# EXERCISE GOAL:
Restate each of the lines below word for word and drop every picture.

# INFORMATION PROVIDED:
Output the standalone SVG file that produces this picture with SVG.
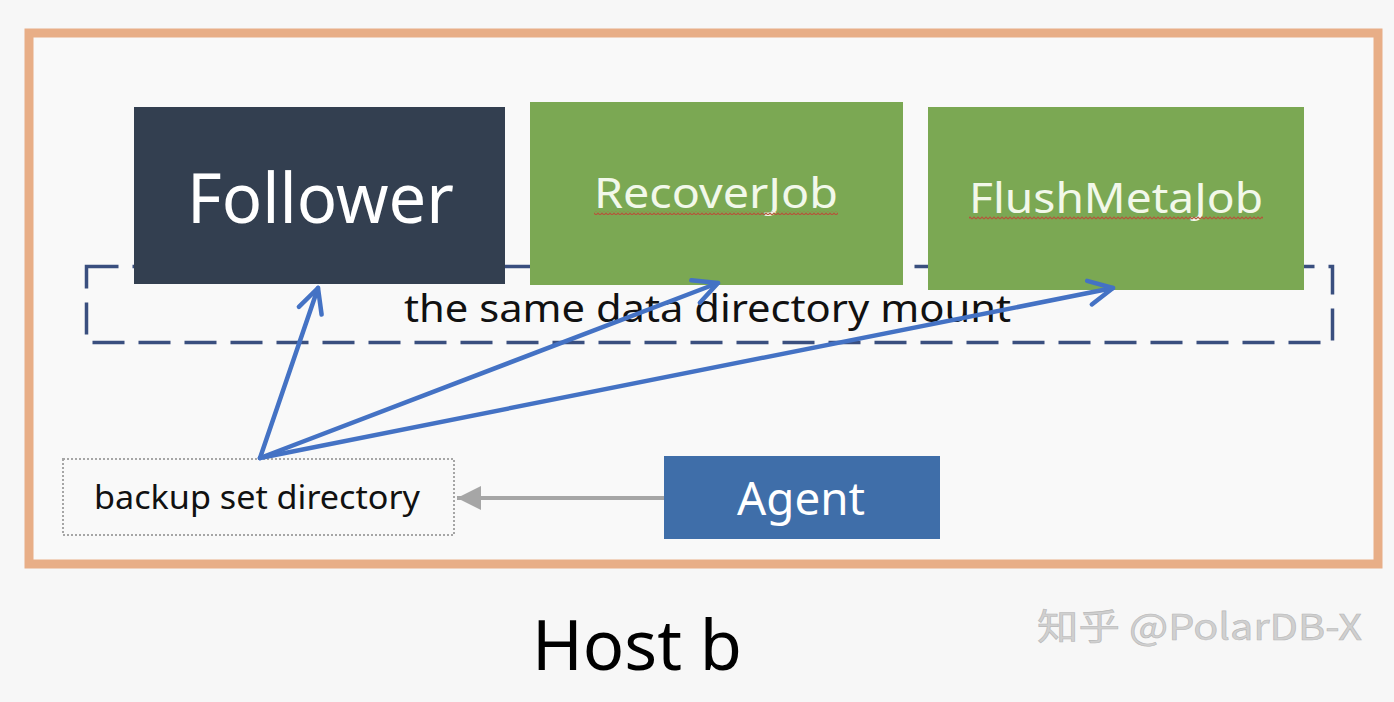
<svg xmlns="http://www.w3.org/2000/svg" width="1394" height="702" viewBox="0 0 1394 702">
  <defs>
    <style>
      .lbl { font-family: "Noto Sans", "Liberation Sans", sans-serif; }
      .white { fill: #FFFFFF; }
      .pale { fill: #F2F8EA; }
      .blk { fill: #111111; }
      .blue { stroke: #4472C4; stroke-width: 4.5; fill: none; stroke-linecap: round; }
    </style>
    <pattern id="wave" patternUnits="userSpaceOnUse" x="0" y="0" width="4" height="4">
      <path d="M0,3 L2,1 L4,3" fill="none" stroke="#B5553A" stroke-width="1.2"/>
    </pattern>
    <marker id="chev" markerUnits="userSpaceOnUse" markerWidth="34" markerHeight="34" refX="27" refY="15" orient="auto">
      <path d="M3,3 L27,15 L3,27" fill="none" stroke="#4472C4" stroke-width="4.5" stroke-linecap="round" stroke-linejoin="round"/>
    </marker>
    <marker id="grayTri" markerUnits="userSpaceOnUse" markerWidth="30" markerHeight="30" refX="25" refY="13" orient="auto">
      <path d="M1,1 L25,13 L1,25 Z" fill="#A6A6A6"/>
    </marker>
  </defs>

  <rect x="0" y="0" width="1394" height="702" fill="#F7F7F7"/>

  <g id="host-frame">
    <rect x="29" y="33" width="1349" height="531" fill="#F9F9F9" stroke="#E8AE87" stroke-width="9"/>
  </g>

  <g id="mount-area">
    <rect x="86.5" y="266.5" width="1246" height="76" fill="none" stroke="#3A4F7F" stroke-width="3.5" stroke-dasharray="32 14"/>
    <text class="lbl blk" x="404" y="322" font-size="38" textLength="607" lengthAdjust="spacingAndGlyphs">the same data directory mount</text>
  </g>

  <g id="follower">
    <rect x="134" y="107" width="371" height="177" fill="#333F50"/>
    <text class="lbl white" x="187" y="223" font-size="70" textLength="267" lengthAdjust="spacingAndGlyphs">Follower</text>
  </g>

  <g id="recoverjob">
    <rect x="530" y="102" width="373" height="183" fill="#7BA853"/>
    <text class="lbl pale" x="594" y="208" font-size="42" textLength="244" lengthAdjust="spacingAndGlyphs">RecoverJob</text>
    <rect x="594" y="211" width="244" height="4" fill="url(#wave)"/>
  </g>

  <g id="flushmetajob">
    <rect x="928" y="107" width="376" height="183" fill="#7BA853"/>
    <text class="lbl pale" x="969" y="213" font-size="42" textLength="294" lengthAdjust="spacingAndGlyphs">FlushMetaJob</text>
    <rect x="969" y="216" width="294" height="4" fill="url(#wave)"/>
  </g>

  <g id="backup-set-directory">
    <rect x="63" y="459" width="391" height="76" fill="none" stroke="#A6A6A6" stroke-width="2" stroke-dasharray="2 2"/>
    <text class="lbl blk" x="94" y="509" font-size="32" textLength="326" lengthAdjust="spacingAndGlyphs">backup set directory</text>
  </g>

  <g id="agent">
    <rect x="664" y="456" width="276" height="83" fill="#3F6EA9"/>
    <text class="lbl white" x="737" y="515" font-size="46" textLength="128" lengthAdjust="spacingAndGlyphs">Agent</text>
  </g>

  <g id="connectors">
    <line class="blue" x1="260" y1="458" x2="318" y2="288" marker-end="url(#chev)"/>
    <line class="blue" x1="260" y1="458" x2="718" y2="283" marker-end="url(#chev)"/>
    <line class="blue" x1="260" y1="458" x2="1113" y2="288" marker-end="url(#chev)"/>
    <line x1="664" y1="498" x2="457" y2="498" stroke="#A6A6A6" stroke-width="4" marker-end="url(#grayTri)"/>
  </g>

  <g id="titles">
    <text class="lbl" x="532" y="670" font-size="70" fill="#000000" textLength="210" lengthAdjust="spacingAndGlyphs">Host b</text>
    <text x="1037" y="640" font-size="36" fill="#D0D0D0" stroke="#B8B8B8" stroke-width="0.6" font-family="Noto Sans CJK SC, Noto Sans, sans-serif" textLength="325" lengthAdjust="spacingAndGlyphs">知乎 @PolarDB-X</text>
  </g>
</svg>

# THE REPLY:
Output the standalone SVG file that produces this picture with SVG.
<svg xmlns="http://www.w3.org/2000/svg" width="1394" height="702" viewBox="0 0 1394 702">
  <defs>
    <style>
      .lbl { font-family: "Noto Sans", "Liberation Sans", sans-serif; }
      .white { fill: #FFFFFF; }
      .pale { fill: #F2F8EA; }
      .blk { fill: #111111; }
      .blue { stroke: #4472C4; stroke-width: 4.5; fill: none; stroke-linecap: round; }
    </style>
    <pattern id="wave" patternUnits="userSpaceOnUse" x="0" y="0" width="4" height="4">
      <path d="M0,3 L2,1 L4,3" fill="none" stroke="#B5553A" stroke-width="1.2"/>
    </pattern>
    <marker id="chev" markerUnits="userSpaceOnUse" markerWidth="34" markerHeight="34" refX="27" refY="15" orient="auto">
      <path d="M3,3 L27,15 L3,27" fill="none" stroke="#4472C4" stroke-width="4.5" stroke-linecap="round" stroke-linejoin="round"/>
    </marker>
    <marker id="grayTri" markerUnits="userSpaceOnUse" markerWidth="30" markerHeight="30" refX="25" refY="13" orient="auto">
      <path d="M1,1 L25,13 L1,25 Z" fill="#A6A6A6"/>
    </marker>
  </defs>

  <rect x="0" y="0" width="1394" height="702" fill="#F7F7F7"/>

  <g id="host-frame">
    <rect x="29" y="33" width="1349" height="531" fill="#F9F9F9" stroke="#E8AE87" stroke-width="9"/>
  </g>

  <g id="mount-area">
    <rect x="86.5" y="266.5" width="1246" height="76" fill="none" stroke="#3A4F7F" stroke-width="3.5" stroke-dasharray="32 14"/>
    <text class="lbl blk" x="404" y="322" font-size="38" textLength="607" lengthAdjust="spacingAndGlyphs">the same data directory mount</text>
  </g>

  <g id="follower">
    <rect x="134" y="107" width="371" height="177" fill="#333F50"/>
    <text class="lbl white" x="187" y="223" font-size="70" textLength="267" lengthAdjust="spacingAndGlyphs">Follower</text>
  </g>

  <g id="recoverjob">
    <rect x="530" y="102" width="373" height="183" fill="#7BA853"/>
    <text class="lbl pale" x="594" y="208" font-size="42" textLength="244" lengthAdjust="spacingAndGlyphs">RecoverJob</text>
    <rect x="594" y="211" width="244" height="4" fill="url(#wave)"/>
  </g>

  <g id="flushmetajob">
    <rect x="928" y="107" width="376" height="183" fill="#7BA853"/>
    <text class="lbl pale" x="969" y="213" font-size="42" textLength="294" lengthAdjust="spacingAndGlyphs">FlushMetaJob</text>
    <rect x="969" y="216" width="294" height="4" fill="url(#wave)"/>
  </g>

  <g id="backup-set-directory">
    <rect x="63" y="459" width="391" height="76" fill="none" stroke="#A6A6A6" stroke-width="2" stroke-dasharray="2 2"/>
    <text class="lbl blk" x="94" y="509" font-size="32" textLength="326" lengthAdjust="spacingAndGlyphs">backup set directory</text>
  </g>

  <g id="agent">
    <rect x="664" y="456" width="276" height="83" fill="#3F6EA9"/>
    <text class="lbl white" x="737" y="515" font-size="46" textLength="128" lengthAdjust="spacingAndGlyphs">Agent</text>
  </g>

  <g id="connectors">
    <line class="blue" x1="260" y1="458" x2="318" y2="288" marker-end="url(#chev)"/>
    <line class="blue" x1="260" y1="458" x2="718" y2="283" marker-end="url(#chev)"/>
    <line class="blue" x1="260" y1="458" x2="1113" y2="288" marker-end="url(#chev)"/>
    <line x1="664" y1="498" x2="457" y2="498" stroke="#A6A6A6" stroke-width="4" marker-end="url(#grayTri)"/>
  </g>

  <g id="titles">
    <text class="lbl" x="532" y="670" font-size="70" fill="#000000" textLength="210" lengthAdjust="spacingAndGlyphs">Host b</text>
    <text x="1037" y="640" font-size="36" fill="#D0D0D0" stroke="#B8B8B8" stroke-width="0.6" font-family="Noto Sans CJK SC, Noto Sans, sans-serif" textLength="325" lengthAdjust="spacingAndGlyphs">知乎 @PolarDB-X</text>
  </g>
</svg>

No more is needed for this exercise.